Authorities have evacuated half a million people from risk areas in the south and the UN has warned of the “daunting” scale of the crisis.
The nearly two-week-old disaster has affected 4.5 million across the largely impoverished country hard hit by Taliban-linked violence, after floods washed away entire villages and killed at least 1,600, according to UN estimates.
“We are passing through very critical times but courageous nations face such difficulties with strong will and determination,” Gilani said, adding that floods were engulfing new areas even as he spoke.
Authorities in the densely populated southern province of Sindh were busy evacuating villagers, warning that major floods in the next 48 hours threatened hundreds of communities in the fertile basin along the swollen Indus river.
“It is a real crisis all over the country.

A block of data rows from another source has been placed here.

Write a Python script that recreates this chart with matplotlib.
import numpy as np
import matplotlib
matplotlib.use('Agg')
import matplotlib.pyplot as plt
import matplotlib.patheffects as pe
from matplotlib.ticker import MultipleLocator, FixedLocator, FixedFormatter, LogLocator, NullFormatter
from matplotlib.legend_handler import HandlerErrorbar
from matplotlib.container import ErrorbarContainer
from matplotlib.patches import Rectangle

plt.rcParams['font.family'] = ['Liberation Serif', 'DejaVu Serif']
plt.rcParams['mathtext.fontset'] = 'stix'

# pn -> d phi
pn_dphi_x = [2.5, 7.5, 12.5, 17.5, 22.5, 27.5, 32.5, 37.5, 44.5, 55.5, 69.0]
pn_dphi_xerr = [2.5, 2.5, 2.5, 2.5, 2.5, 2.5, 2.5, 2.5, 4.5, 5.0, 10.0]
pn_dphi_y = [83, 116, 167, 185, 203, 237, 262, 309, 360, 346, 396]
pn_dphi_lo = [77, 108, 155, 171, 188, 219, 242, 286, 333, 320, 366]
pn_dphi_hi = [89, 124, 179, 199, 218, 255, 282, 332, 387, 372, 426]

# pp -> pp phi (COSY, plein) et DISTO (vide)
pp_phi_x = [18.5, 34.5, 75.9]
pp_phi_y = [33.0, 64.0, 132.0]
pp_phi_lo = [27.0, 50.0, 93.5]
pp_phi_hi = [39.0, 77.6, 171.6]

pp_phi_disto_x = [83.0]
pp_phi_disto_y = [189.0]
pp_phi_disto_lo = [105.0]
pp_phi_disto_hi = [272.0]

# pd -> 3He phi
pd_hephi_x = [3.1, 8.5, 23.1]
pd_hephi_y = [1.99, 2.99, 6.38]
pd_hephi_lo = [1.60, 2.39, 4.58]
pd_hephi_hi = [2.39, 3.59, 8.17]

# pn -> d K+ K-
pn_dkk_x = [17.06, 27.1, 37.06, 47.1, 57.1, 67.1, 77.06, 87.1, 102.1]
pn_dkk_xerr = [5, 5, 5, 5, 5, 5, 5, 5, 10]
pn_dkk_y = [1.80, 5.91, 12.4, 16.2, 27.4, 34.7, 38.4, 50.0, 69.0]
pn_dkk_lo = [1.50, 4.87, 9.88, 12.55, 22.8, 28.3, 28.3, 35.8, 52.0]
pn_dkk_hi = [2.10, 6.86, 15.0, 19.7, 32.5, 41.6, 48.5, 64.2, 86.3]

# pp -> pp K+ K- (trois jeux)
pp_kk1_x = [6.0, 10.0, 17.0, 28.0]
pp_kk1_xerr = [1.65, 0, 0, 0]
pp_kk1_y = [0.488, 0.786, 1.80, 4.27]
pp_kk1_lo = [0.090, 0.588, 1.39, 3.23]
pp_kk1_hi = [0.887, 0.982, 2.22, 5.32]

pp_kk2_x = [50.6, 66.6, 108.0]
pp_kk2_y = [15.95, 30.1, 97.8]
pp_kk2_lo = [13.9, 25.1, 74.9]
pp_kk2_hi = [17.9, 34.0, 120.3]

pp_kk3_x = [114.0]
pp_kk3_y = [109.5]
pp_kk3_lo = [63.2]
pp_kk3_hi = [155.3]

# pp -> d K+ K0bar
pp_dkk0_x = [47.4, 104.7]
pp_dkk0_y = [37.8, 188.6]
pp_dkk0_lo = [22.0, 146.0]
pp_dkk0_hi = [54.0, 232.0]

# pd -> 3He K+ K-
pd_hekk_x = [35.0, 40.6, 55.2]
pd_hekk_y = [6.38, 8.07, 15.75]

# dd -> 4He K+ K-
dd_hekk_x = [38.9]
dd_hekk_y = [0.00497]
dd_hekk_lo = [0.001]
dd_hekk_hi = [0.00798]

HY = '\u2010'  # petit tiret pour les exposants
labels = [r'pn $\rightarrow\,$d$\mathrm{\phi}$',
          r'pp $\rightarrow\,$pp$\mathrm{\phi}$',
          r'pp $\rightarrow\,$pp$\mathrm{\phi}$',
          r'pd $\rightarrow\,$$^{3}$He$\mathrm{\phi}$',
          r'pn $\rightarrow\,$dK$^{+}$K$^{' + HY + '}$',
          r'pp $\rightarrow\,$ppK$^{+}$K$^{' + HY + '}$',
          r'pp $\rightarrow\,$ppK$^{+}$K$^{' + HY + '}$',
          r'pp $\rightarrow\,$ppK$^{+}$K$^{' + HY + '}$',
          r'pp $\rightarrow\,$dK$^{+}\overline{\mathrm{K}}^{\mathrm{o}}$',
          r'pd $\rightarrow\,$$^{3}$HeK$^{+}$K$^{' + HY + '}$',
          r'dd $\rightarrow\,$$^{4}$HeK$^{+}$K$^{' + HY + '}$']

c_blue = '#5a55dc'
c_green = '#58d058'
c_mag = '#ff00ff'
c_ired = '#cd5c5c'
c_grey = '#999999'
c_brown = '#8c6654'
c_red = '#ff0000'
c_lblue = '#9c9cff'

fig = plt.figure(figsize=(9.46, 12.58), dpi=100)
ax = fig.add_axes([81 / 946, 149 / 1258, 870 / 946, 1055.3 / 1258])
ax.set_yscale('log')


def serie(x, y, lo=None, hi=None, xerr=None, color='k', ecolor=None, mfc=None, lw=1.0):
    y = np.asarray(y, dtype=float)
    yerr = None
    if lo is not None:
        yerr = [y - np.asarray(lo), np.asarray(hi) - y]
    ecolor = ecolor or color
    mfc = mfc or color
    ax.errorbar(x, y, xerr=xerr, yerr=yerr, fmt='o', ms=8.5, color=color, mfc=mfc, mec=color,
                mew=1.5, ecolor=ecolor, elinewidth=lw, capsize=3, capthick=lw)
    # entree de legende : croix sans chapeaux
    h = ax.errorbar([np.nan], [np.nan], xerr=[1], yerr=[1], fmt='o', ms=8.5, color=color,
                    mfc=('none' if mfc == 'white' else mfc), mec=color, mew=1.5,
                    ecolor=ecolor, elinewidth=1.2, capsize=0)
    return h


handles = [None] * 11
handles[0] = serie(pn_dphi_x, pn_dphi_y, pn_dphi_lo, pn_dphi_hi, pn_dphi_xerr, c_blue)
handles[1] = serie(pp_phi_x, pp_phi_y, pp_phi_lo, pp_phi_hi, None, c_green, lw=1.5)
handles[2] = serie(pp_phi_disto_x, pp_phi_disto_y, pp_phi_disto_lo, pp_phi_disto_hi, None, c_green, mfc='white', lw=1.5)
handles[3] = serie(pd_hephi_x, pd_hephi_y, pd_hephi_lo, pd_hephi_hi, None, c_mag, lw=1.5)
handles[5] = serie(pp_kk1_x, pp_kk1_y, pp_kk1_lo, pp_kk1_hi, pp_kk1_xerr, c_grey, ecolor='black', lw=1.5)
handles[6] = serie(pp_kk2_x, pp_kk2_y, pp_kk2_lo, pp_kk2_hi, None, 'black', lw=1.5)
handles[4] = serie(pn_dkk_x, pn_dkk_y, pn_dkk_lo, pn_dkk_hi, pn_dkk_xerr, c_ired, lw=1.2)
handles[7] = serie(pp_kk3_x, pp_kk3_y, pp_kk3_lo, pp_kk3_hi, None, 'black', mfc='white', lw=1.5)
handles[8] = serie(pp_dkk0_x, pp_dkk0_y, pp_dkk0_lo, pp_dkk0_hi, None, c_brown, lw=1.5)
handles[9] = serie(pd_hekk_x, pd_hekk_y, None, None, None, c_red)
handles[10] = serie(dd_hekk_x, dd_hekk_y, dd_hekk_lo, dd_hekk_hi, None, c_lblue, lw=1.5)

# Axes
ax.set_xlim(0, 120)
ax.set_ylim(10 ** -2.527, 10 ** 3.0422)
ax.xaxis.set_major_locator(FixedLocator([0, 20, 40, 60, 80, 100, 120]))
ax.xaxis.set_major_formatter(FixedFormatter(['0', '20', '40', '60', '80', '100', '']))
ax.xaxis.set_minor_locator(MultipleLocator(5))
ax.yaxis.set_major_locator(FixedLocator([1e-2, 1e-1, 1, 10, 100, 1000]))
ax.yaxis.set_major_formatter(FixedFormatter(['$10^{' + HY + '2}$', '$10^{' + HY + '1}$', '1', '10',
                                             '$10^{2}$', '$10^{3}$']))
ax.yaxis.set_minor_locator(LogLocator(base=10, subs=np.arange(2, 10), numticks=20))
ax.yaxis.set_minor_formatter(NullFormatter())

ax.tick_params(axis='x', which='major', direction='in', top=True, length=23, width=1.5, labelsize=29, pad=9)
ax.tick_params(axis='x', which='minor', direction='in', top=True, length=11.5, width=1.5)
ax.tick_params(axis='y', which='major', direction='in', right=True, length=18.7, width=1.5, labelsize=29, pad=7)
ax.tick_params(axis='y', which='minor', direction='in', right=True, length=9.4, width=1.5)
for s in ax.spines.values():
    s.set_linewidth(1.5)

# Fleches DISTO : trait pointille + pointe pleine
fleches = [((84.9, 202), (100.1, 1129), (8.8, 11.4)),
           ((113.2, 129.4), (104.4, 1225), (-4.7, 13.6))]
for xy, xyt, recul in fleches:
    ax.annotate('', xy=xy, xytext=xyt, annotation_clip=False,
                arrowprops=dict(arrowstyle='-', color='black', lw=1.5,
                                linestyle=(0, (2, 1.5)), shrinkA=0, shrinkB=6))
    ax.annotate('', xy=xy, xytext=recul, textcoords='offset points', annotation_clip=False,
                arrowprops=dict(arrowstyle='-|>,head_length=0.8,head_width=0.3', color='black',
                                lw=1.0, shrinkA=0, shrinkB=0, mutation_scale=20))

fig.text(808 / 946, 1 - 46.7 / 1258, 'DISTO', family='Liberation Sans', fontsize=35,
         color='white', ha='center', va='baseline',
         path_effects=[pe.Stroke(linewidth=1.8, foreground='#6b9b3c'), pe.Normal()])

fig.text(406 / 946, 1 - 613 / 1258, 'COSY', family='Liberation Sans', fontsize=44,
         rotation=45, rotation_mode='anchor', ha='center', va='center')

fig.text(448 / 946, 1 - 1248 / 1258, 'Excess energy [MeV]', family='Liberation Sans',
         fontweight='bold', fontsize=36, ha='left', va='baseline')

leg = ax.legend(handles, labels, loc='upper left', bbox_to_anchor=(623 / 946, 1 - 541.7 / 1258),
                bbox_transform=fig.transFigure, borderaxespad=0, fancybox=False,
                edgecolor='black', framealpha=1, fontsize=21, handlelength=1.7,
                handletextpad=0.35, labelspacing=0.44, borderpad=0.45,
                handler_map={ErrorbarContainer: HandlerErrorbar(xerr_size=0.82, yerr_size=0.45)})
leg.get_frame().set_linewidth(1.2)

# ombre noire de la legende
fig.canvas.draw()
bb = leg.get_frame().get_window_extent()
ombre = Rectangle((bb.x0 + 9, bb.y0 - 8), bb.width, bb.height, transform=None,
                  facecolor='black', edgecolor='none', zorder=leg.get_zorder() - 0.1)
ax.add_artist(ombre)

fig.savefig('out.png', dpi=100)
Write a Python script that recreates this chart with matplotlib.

It is unprecedented floods in our history,” military spokesman Major General Athar Abbas told AFP, adding that the country did not have the resources to cope with such a disaster.
The meteorological office has issued a red alert, warning of an “imminent” and “extreme” flood threat to Sindh, especially along the Indus, as flooding spread to Indian-held Kashmir, where more than 110 people have now died.
Torrential rains were also forecast in the northwestern province of Khyber Pakhtunkhwa, where the disaster management authority warned people who have returned to partially damaged homes or those living along rivers to be careful.